You are ready to find a new place to live and you’re wondering how much of your income should you designate towards making a monthly rental payment, i.e., how much rent can you afford? There are many different ways to help you determine how much of your monthly budget should be set aside for your rent payment but when applying for a new place, take into account that the rental company or managers may be working with a specific debt to income ratio via a formula in order to qualify you. These formulas aren’t always the same and can vary widely from one entity to the next.
A good rule of thumb is that generally, landlords require your annual income to be 40 times that of your monthly rental amount or 30 percent of your income. To find this figure, divide your annual income by 40 and that will give you the amount of monthly rent you will most likely qualify for – example: $50,000 annual income divided by 40 = $1250). There are many online calculators that will figure this for you.

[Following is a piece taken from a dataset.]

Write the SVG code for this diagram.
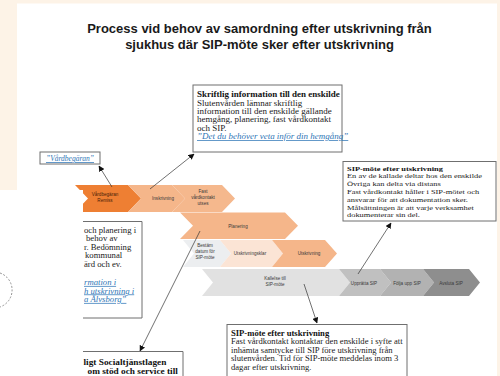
<svg xmlns="http://www.w3.org/2000/svg" width="500" height="376" viewBox="0 0 500 376">
<defs>
<style>
.title{font-family:"Liberation Sans",Arial,sans-serif;font-weight:bold;font-size:13px;fill:#1a1a1a;text-anchor:middle}
.ct{font-family:"Liberation Sans",Arial,sans-serif;font-size:4.6px;fill:#3a3a3a;text-anchor:middle}
.ctd{font-family:"Liberation Sans",Arial,sans-serif;font-size:4.6px;fill:#4a2208;text-anchor:middle}
.bx{fill:#ffffff;stroke:#6f6f6f;stroke-width:1}
.t{font-family:"Liberation Serif","Times New Roman",serif;font-size:9px;fill:#1a1a1a}
.tb{font-family:"Liberation Serif","Times New Roman",serif;font-size:9px;font-weight:bold;fill:#111}
.lk{font-family:"Liberation Serif","Times New Roman",serif;font-size:9px;font-style:italic;fill:#2e75b6;text-decoration:underline}
.s2{font-size:8.4px}
.s3{font-size:8.6px}
.sl{font-size:8.7px}
.so{font-size:9.3px}
.con{fill:none;stroke:#333;stroke-width:0.7}
</style>
<marker id="ah" viewBox="0 0 10 10" refX="9" refY="5" markerWidth="6" markerHeight="6" orient="auto" markerUnits="userSpaceOnUse">
<path d="M0,0 L10,5 L0,10 Z" fill="#111"/>
</marker>
</defs>
<rect x="0" y="0" width="500" height="376" fill="#ffffff"/>
<rect x="0" y="0" width="500" height="3.5" fill="#fdf3e7"/>
<rect x="0" y="0" width="17" height="190" fill="#fdf3e7"/>
<rect x="497" y="0" width="3" height="376" fill="#fdf3e7"/>

<g id="title">
<text class="title" x="259.5" y="33">Process vid behov av samordning efter utskrivning från</text>
<text class="title" x="259.5" y="48.5">sjukhus där SIP-möte sker efter utskrivning</text>
</g>

<g id="chevrons">
<g id="c-vardbegaran">
<path d="M75,185 L128,185 L141,198.5 L128,212 L75,212 L88,198.5 Z" fill="#ee7f33"/>
<text class="ctd" x="105" y="195.8">Vårdbegäran</text>
<text class="ctd" x="105" y="201.6">Remiss</text>
</g>
<g id="c-inskrivning">
<path d="M128,185 L172,185 L185,198.5 L172,212 L128,212 L141,198.5 Z" fill="#f5b68a"/>
<text class="ct" x="163" y="200">Inskrivning</text>
</g>
<g id="c-fast">
<path d="M172,185 L222,185 L235,198.5 L222,212 L172,212 L185,198.5 Z" fill="#f5b88d"/>
<text class="ct" x="203" y="193">Fast</text>
<text class="ct" x="203" y="198.8">vårdkontakt</text>
<text class="ct" x="203" y="204.6">utses</text>
</g>
<g id="c-planering">
<path d="M180,212.5 L285,212.5 L298,225.75 L285,239 L180,239 L193,225.75 Z" fill="#f5b68a"/>
<text class="ct" x="238" y="228">Planering</text>
</g>
<g id="c-bestam">
<path d="M183,240 L220,240 L231,253.5 L220,267 L183,267 L194,253.5 Z" fill="#eceef0"/>
<text class="ct" x="205" y="247.4">Bestäm</text>
<text class="ct" x="205" y="253.2">datum för</text>
<text class="ct" x="205" y="259">SIP-möte</text>
</g>
<g id="c-utskrivningsklar">
<path d="M220,240 L272,240 L283,253.5 L272,267 L220,267 L231,253.5 Z" fill="#fbe4d5"/>
<text class="ct" x="250" y="255">Utskrivningsklar</text>
</g>
<g id="c-utskrivning">
<path d="M272,240 L325,240 L337,253.5 L325,267 L272,267 L283,253.5 Z" fill="#f5b68a"/>
<text class="ct" x="309" y="255">Utskrivning</text>
</g>
<g id="c-kallelse">
<path d="M202,269 L339,269 L350,282.5 L339,296 L202,296 L213,282.5 Z" fill="#e1e1e1"/>
<text class="ct" x="275" y="279.8">Kallelse till</text>
<text class="ct" x="275" y="285.6">SIP-möte</text>
</g>
<g id="c-upprätta">
<path d="M339,269 L380,269 L391,282.5 L380,296 L339,296 L350,282.5 Z" fill="#c0c0c0"/>
<text class="ct" x="364" y="284.5">Upprätta SIP</text>
</g>
<g id="c-folja">
<path d="M380,269 L423,269 L434,282.5 L423,296 L380,296 L391,282.5 Z" fill="#b2b2b2"/>
<text class="ct" x="407" y="284.5">Följa upp SIP</text>
</g>
<g id="c-avsluta">
<path d="M423,269 L469,269 L480,282.5 L469,296 L423,296 L434,282.5 Z" fill="#8e8e8e"/>
<text class="ct" x="451" y="284.5">Avsluta SIP</text>
</g>
</g>

<g id="connectors">
<line class="con" x1="112" y1="187" x2="99" y2="166" marker-end="url(#ah)"/>
<line class="con" x1="150" y1="189" x2="194" y2="154" marker-end="url(#ah)"/>
<line class="con" x1="200" y1="231" x2="140" y2="351" marker-end="url(#ah)"/>
<line class="con" x1="304" y1="284" x2="317" y2="323" marker-end="url(#ah)"/>
<line class="con" x1="358" y1="274" x2="391" y2="223" marker-end="url(#ah)"/>
</g>

<g id="box-vardbegaran">
<rect class="bx" x="40" y="152" width="60" height="12" stroke-width="1.2"/>
<text class="lk" x="70" y="161" text-anchor="middle" style="font-size:7.5px">”Vårdbegäran”</text>
</g>

<g id="box-skriftlig">
<rect class="bx" x="193" y="85" width="149" height="67"/>
<text class="tb" transform="translate(197,97.3) scale(1,0.82)">Skriftlig information till den enskilde</text>
<text class="t" transform="translate(197,105.6) scale(1,0.82)">Slutenvården lämnar skriftlig</text>
<text class="t" transform="translate(197,113.9) scale(1,0.82)">information till den enskilde  gällande</text>
<text class="t" transform="translate(197,122.2) scale(1,0.82)">hemgång, planering, fast vårdkontakt</text>
<text class="t" transform="translate(197,130.5) scale(1,0.82)">och SIP.</text>
<text class="lk" transform="translate(197,139.2) scale(1,0.82)">”Det du behöver veta inför din hemgång”</text>
</g>

<g id="box-sip-distans">
<rect class="bx" x="343" y="161.5" width="153" height="59.5"/>
<text class="tb s2" transform="translate(347,170.5) scale(1,0.82)">SIP-möte efter utskrivning</text>
<text class="t s2" transform="translate(347,178.3) scale(1,0.82)">En av de kallade deltar hos den enskilde</text>
<text class="t s2" transform="translate(347,186.1) scale(1,0.82)">Övriga kan delta via distans</text>
<text class="t s2" transform="translate(347,193.9) scale(1,0.82)">Fast vårdkontakt håller i SIP-mötet och</text>
<text class="t s2" transform="translate(347,201.7) scale(1,0.82)">ansvarar för att dokumentation sker.</text>
<text class="t s2" transform="translate(347,209.5) scale(1,0.82)">Målsättningen är att varje verksamhet</text>
<text class="t s2" transform="translate(347,217.3) scale(1,0.82)">dokumenterar sin del.</text>
</g>

<g id="box-sip-samtycke">
<rect class="bx" x="227" y="324.5" width="180" height="60"/>
<text class="tb s3" transform="translate(231,336) scale(1,0.86)">SIP-möte efter utskrivning</text>
<text class="t s3" transform="translate(231,344.4) scale(1,0.86)">Fast vårdkontakt kontaktar den enskilde i syfte att</text>
<text class="t s3" transform="translate(231,352.8) scale(1,0.86)">inhämta samtycke till SIP före utskrivning från</text>
<text class="t s3" transform="translate(231,361.2) scale(1,0.86)">slutenvården. Tid för SIP-möte meddelas inom 3</text>
<text class="t s3" transform="translate(231,369.8) scale(1,0.86)">dagar efter utskrivning.</text>
</g>

<g id="left-panel">
<rect x="0" y="190" width="83" height="186" fill="#ffffff"/>
<path d="M0,273 A18,18 0 0 1 0,307" fill="none" stroke="#7a7a7a" stroke-width="0.8" stroke-dasharray="2 1.6"/>
</g>

<g id="box-planering-partial">
<path d="M83,221.5 L142,221.5 L142,318 L83,318" fill="none" stroke="#6f6f6f" stroke-width="1"/>
<text class="t sl" transform="translate(84,233) scale(1,0.85)">och planering  i</text>
<text class="t sl" transform="translate(86,241.4) scale(1,0.85)">behov av</text>
<text class="t sl" transform="translate(84,249.8) scale(1,0.85)">r. Bedömning</text>
<text class="t sl" transform="translate(85,258.2) scale(1,0.85)">kommunal</text>
<text class="t sl" transform="translate(84,266.6) scale(1,0.85)">ärd och ev.</text>
<text class="lk sl" transform="translate(84,285) scale(1,0.85)">rmation i</text>
<text class="lk sl" transform="translate(84,293.5) scale(1,0.85)">h utskrivning i</text>
<text class="lk sl" transform="translate(84,302) scale(1,0.85)">a Älvsborg”</text>
</g>

<g id="box-sol-partial">
<path d="M83,351.5 L183,351.5 L183,376" fill="none" stroke="#6f6f6f" stroke-width="1"/>
<text class="tb so" transform="translate(83.5,365) scale(1,0.81)">ligt Socialtjänstlagen</text>
<text class="tb so" transform="translate(87.5,373.5) scale(1,0.81)">om stöd och service till</text>
</g>
</svg>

With this said, the 30% formula was developed over 80 years ago and many factors have changed since this standard was established. See this Money Matters article on reducing your debt for some great information on setting a budget. Student loans are now a common debt for many people and those weren’t taken into account at that time. However, car loans were considered and you may not have one – lucky you! You may be able to afford more than you really want to pay. Your goals may include saving a larger percentage of your income and spending a lesser percentage on your rental payment. The 30 percent rule is a good general formula to get you to a starting place. It will help you in preparation for applying for different properties but the bottom line is only you can make a well informed decision about what you can afford to pay towards your living expenses and still pay your other commitments.
Make A Budget
If you don’t have a budget, now is the time to sit down and write down all of your expenses. Putting them down in black and white will help you see what your income-to-expense ratio looks like and only then will you be able to make a smart decision about the amount of rent you can easily afford without eating ramen noodles for every meal!